La convenzione è un accordo legale tra tutti i paesi per assicurare innanzitutto un uso razionale e sostenibile e per controllare il tipo e la qualità delle acque reflue immesse dai singoli stati e per evitare quei disastri industriali che hanno reso tristemente famosa quest’area, come quello che nel 2000 causò il riversamento di migliaia di quintali di metalli pesanti nel fiume Tesza e praticamente ha eliminato qualunque forma di vita nell’arco di 300 km. L’obiettivo è anche quello di diminuire la quantità di inquinanti che ogni anno che il Danubio riversa nel mar Nero, che è l’area dove si depositano tutti gli inquinanti che il fiume trasporta. Le parti che hanno contratto la convenzione sono 40 e tutti i paesi ad eccezione della Bosnia Erzegovina sono membri permanenti della commissione (vedere presentazione PP).

Bisogna dire che sono stati molti i passi in avanti grazie ai tanti investimenti fatti nel bacino del Danubio, ma rimangono alcuni punti critici: protezione delle zone umide, trattamento delle acque dei centri urbani e delle aree industriali, gestione dei terreni agricoli.
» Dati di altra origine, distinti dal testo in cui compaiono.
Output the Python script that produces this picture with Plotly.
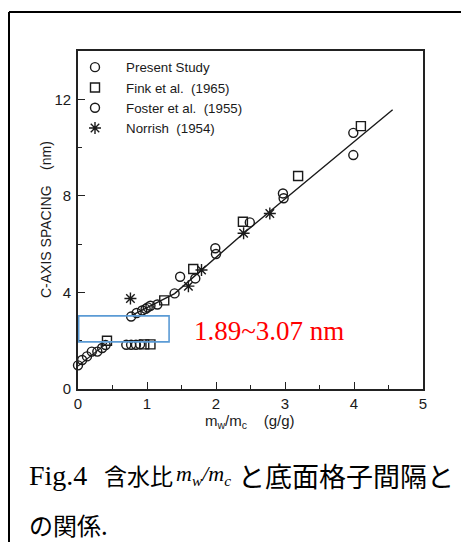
import plotly.graph_objects as go

# ---- data ----
present_x = [0.0, 0.06, 0.13, 0.20, 0.28, 0.35, 0.40, 0.70, 0.77, 0.84, 0.90, 0.77, 0.85, 0.93, 0.98, 1.01, 1.05]
present_y = [0.98, 1.20, 1.35, 1.55, 1.55, 1.70, 1.82, 1.83, 1.83, 1.83, 1.85, 3.00, 3.15, 3.25, 3.32, 3.38, 3.45]

fink_x = [0.42, 0.96, 1.05, 1.25, 1.67, 2.39, 3.19, 4.10]
fink_y = [2.00, 1.85, 1.85, 3.67, 4.97, 6.93, 8.82, 10.89]

foster_x = [1.15, 1.40, 1.48, 1.70, 1.99, 2.00, 2.49, 2.97, 2.98, 3.99, 3.99]
foster_y = [3.50, 3.96, 4.65, 4.58, 5.83, 5.59, 6.90, 8.10, 7.90, 10.61, 9.69]

norrish_x = [0.76, 1.60, 1.79, 2.40, 2.78]
norrish_y = [3.75, 4.26, 4.93, 6.45, 7.27]

fit_x = [0.78, 1.40, 2.40, 4.56]
fit_y = [3.05, 3.95, 6.45, 11.57]
low_x = [0.0, 0.42]
low_y = [0.95, 1.90]

box_x = [0.01, 1.32]
box_y = [1.95, 3.03]
range_label = "1.89~3.07 nm"

names = ["Present Study", "Fink et al.  (1965)", "Foster et al.  (1955)", "Norrish  (1954)"]

INK = "#1a1a1a"
pad = "\u00a0\u00a0\u00a0"

fig = go.Figure()
fig.add_trace(go.Scatter(x=fit_x, y=fit_y, mode="lines", line=dict(color=INK, width=1.4),
                         showlegend=False, hoverinfo="skip"))
fig.add_trace(go.Scatter(x=low_x, y=low_y, mode="lines", line=dict(color=INK, width=1.2),
                         showlegend=False, hoverinfo="skip"))
mk = dict(color=INK, size=9, line=dict(color=INK, width=1.4))
fig.add_trace(go.Scatter(x=present_x, y=present_y, mode="markers", name=pad + names[0],
                         marker=dict(symbol="circle-open", **mk), cliponaxis=False))
fig.add_trace(go.Scatter(x=fink_x, y=fink_y, mode="markers", name=pad + names[1],
                         marker=dict(symbol="square-open", **mk), cliponaxis=False))
fig.add_trace(go.Scatter(x=foster_x, y=foster_y, mode="markers", name=pad + names[2],
                         marker=dict(symbol="circle-open", **mk), cliponaxis=False))
fig.add_trace(go.Scatter(x=norrish_x, y=norrish_y, mode="markers", name=pad + names[3],
                         marker=dict(symbol="asterisk-open", color=INK, size=10,
                                     line=dict(color=INK, width=1.4)), cliponaxis=False))

# page has an 8px body margin: figure is drawn 8px in from the page corner
OFF = 8
W, H = 461, 534
L, R, T, B = 70, 46, 43, 153
pw, ph = W - L - R, H - T - B


def px(xp):
    return (xp - OFF - L) / pw


def py(yp):
    return (H - B - (yp - OFF)) / ph


fig.add_shape(type="rect", xref="x", yref="y", x0=box_x[0], x1=box_x[1], y0=box_y[0], y1=box_y[1],
              line=dict(color="#5b9bd5", width=1.6), fillcolor="rgba(0,0,0,0)")

# outer frame (top and left edges)
fig.add_shape(type="line", xref="paper", yref="paper", x0=px(9), x1=px(480), y0=py(12), y1=py(12),
              line=dict(color="black", width=2))
fig.add_shape(type="line", xref="paper", yref="paper", x0=px(9), x1=px(9), y0=py(12), y1=py(560),
              line=dict(color="black", width=2))

fig.add_annotation(x=2.77, y=2.4, xref="x", yref="y", text=range_label, showarrow=False,
                   font=dict(family="Liberation Serif", size=27, color="#ff0000"))

fig.add_annotation(x=px(46), y=0.5, xref="paper", yref="paper", textangle=-90,
                   xanchor="center", yanchor="middle",
                   text="C-AXIS SPACING\u00a0\u00a0\u00a0\u00a0(nm)", showarrow=False,
                   font=dict(family="Liberation Sans", size=14, color=INK))
fig.add_annotation(x=px(250), y=py(421), xref="paper", yref="paper", xanchor="center", yanchor="middle",
                   text="m<sub>w</sub>/m<sub>c</sub>\u00a0\u00a0\u00a0\u00a0(g/g)", showarrow=False,
                   font=dict(family="Liberation Sans", size=15, color=INK))

# caption
cap_y1, cap_y2 = py(475), py(524)
fig.add_annotation(x=px(27), y=cap_y1, xref="paper", yref="paper", xanchor="left", yanchor="middle",
                   text="Fig.4", showarrow=False, font=dict(family="Liberation Serif", size=28, color="black"))
fig.add_annotation(x=px(102), y=cap_y1, xref="paper", yref="paper", xanchor="left", yanchor="middle",
                   text="含水比", showarrow=False, font=dict(family="Noto Sans CJK JP", size=23, color="black"))
fig.add_annotation(x=px(174), y=cap_y1, xref="paper", yref="paper", xanchor="left", yanchor="middle",
                   text="<i>m<sub>w</sub>/m<sub>c</sub></i>", showarrow=False,
                   font=dict(family="Liberation Serif", size=22, color="black"))
fig.add_annotation(x=px(236), y=cap_y1, xref="paper", yref="paper", xanchor="left", yanchor="middle",
                   text="と底面格子間隔と", showarrow=False,
                   font=dict(family="Noto Sans CJK JP", size=27, color="black"))
fig.add_annotation(x=px(27), y=cap_y2, xref="paper", yref="paper", xanchor="left", yanchor="middle",
                   text="の関係.", showarrow=False, font=dict(family="Noto Sans CJK JP", size=24, color="black"))

axis_common = dict(showline=True, linecolor="#222", linewidth=1.6, mirror=True, showgrid=False,
                   zeroline=False, ticks="inside", tickcolor="#222", tickwidth=1.3, ticklen=7,
                   tickfont=dict(family="Liberation Sans", size=15, color=INK))
fig.update_xaxes(range=[0, 5], dtick=1, tick0=0,
                 minor=dict(dtick=0.5, ticks="inside", ticklen=4, tickcolor="#222", tickwidth=1.2),
                 **axis_common)
fig.update_yaxes(range=[0, 14], dtick=4, tick0=0, ticklabelstandoff=2,
                 minor=dict(dtick=2, ticks="inside", ticklen=4, tickcolor="#222", tickwidth=1.2),
                 **axis_common)

fig.update_layout(
    width=W, height=H, margin=dict(l=L, r=R, t=T, b=B),
    paper_bgcolor="white", plot_bgcolor="white",
    legend=dict(x=px(75), y=py(52), xanchor="left", yanchor="top", bgcolor="rgba(0,0,0,0)",
                font=dict(family="Liberation Sans", size=13.3, color=INK), itemwidth=30, tracegroupgap=0),
)

fig.write_html("out.html")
Un punto chiave rimane il problema dell’eutrofizzazione delle acque del Danubio che contribuiscono in modo consistente all’alta quantità di nutrienti presenti nel mar Nero.

Voglio concludere con una nota sulla direttiva europea sull’acqua che introduce un fondamentale strumento di analisi dei problemi legati alla risorsa idrica: la gestione dei fiumi non può essere separata dalla gestione integrata dell’intero bacino idrico, questo è un punto fondamentale e l’applicazione delle direttive dovrebbe migliorare sensibilmente la gestione dei fiumi e voglio, ancora, sottolineare quanto la gestione partecipata e cooperativa del bacino idrico sia una dimensione necessaria per la sostenibilità ecologica futura.